━━ Available data

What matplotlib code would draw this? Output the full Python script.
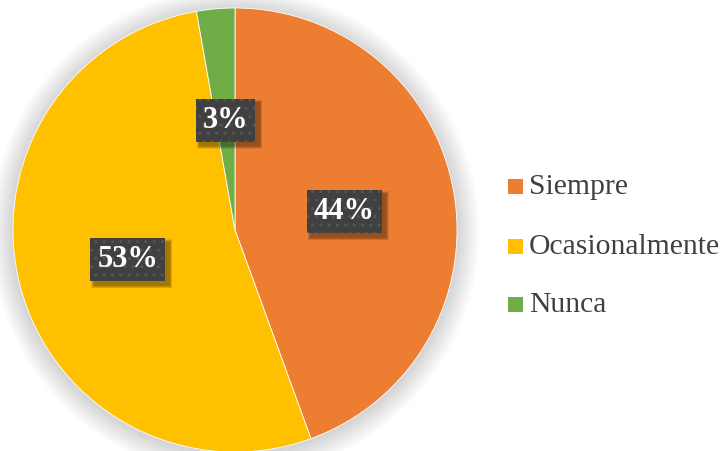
import matplotlib
matplotlib.use("Agg")
import matplotlib.pyplot as plt
from matplotlib.patches import Circle, Rectangle

categories = ["Siempre", "Ocasionalmente", "Nunca"]
values = [16, 19, 1]
colors = ["#ED7D31", "#FFC000", "#70AD47"]

plt.rcParams['font.family'] = ['Liberation Serif', 'DejaVu Serif']
plt.rcParams['hatch.color'] = '#555555'
plt.rcParams['hatch.linewidth'] = 1.0

W, H = 722, 452
fig = plt.figure(figsize=(W / 100, H / 100), dpi=100)
ax = fig.add_axes([0, 0, 1, 1])

cx, cy, r = 235, H - 231, 222

# soft shadow glow around the pie
for k in range(14, 0, -1):
    ax.add_patch(Circle((cx, cy - 2), r + k * 1.6, facecolor='#000000',
                        alpha=0.012, edgecolor='none', zorder=0))

wedges, texts, autotexts = ax.pie(
    values, colors=colors, startangle=90, counterclock=False,
    center=(cx, cy), radius=r, autopct=lambda p: f"{p:.0f}%",
    pctdistance=0.5, wedgeprops=dict(edgecolor='white', linewidth=0.6),
    frame=True)
ax.set_xlim(0, W)
ax.set_ylim(0, H)
ax.axis('off')

for t in autotexts:
    t.set_color('white')
    t.set_fontsize(22)
    t.set_fontweight('bold')
    t.set_zorder(10)

fig.canvas.draw()
renderer = fig.canvas.get_renderer()
inv = ax.transData.inverted()
for t in autotexts:
    bb = t.get_window_extent(renderer)
    (x0, y0), (x1, y1) = inv.transform([[bb.x0, bb.y0], [bb.x1, bb.y1]])
    xc, yc = (x0 + x1) / 2, (y0 + y1) / 2
    bw = (x1 - x0) + 14
    bh = 43
    # blurred drop shadow
    for k in range(6):
        g = 6 - k
        ax.add_patch(Rectangle((xc - bw / 2 + 4 - g / 2, yc - bh / 2 - 5 - g / 2),
                               bw + g, bh + g, facecolor='black', alpha=0.07,
                               edgecolor='none', zorder=7))
    ax.add_patch(Rectangle((xc - bw / 2, yc - bh / 2 - 1), bw, bh, facecolor='#404040',
                           edgecolor='none', zorder=8))
    ax.add_patch(Rectangle((xc - bw / 2, yc - bh / 2 - 1), bw, bh, facecolor='none',
                           edgecolor='#555555', linewidth=0, hatch='..', zorder=9))

# legend
leg_y = [187, 247, 305]
for name, col, y in zip(categories, colors, leg_y):
    ax.add_patch(Rectangle((508, H - y - 7.5), 15, 15, facecolor=col, edgecolor='none'))
    ax.text(529, H - y, name, fontsize=21.3, color='#404040', va='center', ha='left',
            family='Liberation Serif')

fig.savefig("out.png", dpi=100, facecolor='white')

━━━━

◆ What is being asked
Exactly as written, please give again the lines from the beginning of the listing through the line containing "t.set_zorder(10)", inclusive, without any pictures.

◆ Solution to this problem
What matplotlib code would draw this? Output the full Python script.
import matplotlib
matplotlib.use("Agg")
import matplotlib.pyplot as plt
from matplotlib.patches import Circle, Rectangle

categories = ["Siempre", "Ocasionalmente", "Nunca"]
values = [16, 19, 1]
colors = ["#ED7D31", "#FFC000", "#70AD47"]

plt.rcParams['font.family'] = ['Liberation Serif', 'DejaVu Serif']
plt.rcParams['hatch.color'] = '#555555'
plt.rcParams['hatch.linewidth'] = 1.0

W, H = 722, 452
fig = plt.figure(figsize=(W / 100, H / 100), dpi=100)
ax = fig.add_axes([0, 0, 1, 1])

cx, cy, r = 235, H - 231, 222

# soft shadow glow around the pie
for k in range(14, 0, -1):
    ax.add_patch(Circle((cx, cy - 2), r + k * 1.6, facecolor='#000000',
                        alpha=0.012, edgecolor='none', zorder=0))

wedges, texts, autotexts = ax.pie(
    values, colors=colors, startangle=90, counterclock=False,
    center=(cx, cy), radius=r, autopct=lambda p: f"{p:.0f}%",
    pctdistance=0.5, wedgeprops=dict(edgecolor='white', linewidth=0.6),
    frame=True)
ax.set_xlim(0, W)
ax.set_ylim(0, H)
ax.axis('off')

for t in autotexts:
    t.set_color('white')
    t.set_fontsize(22)
    t.set_fontweight('bold')
    t.set_zorder(10)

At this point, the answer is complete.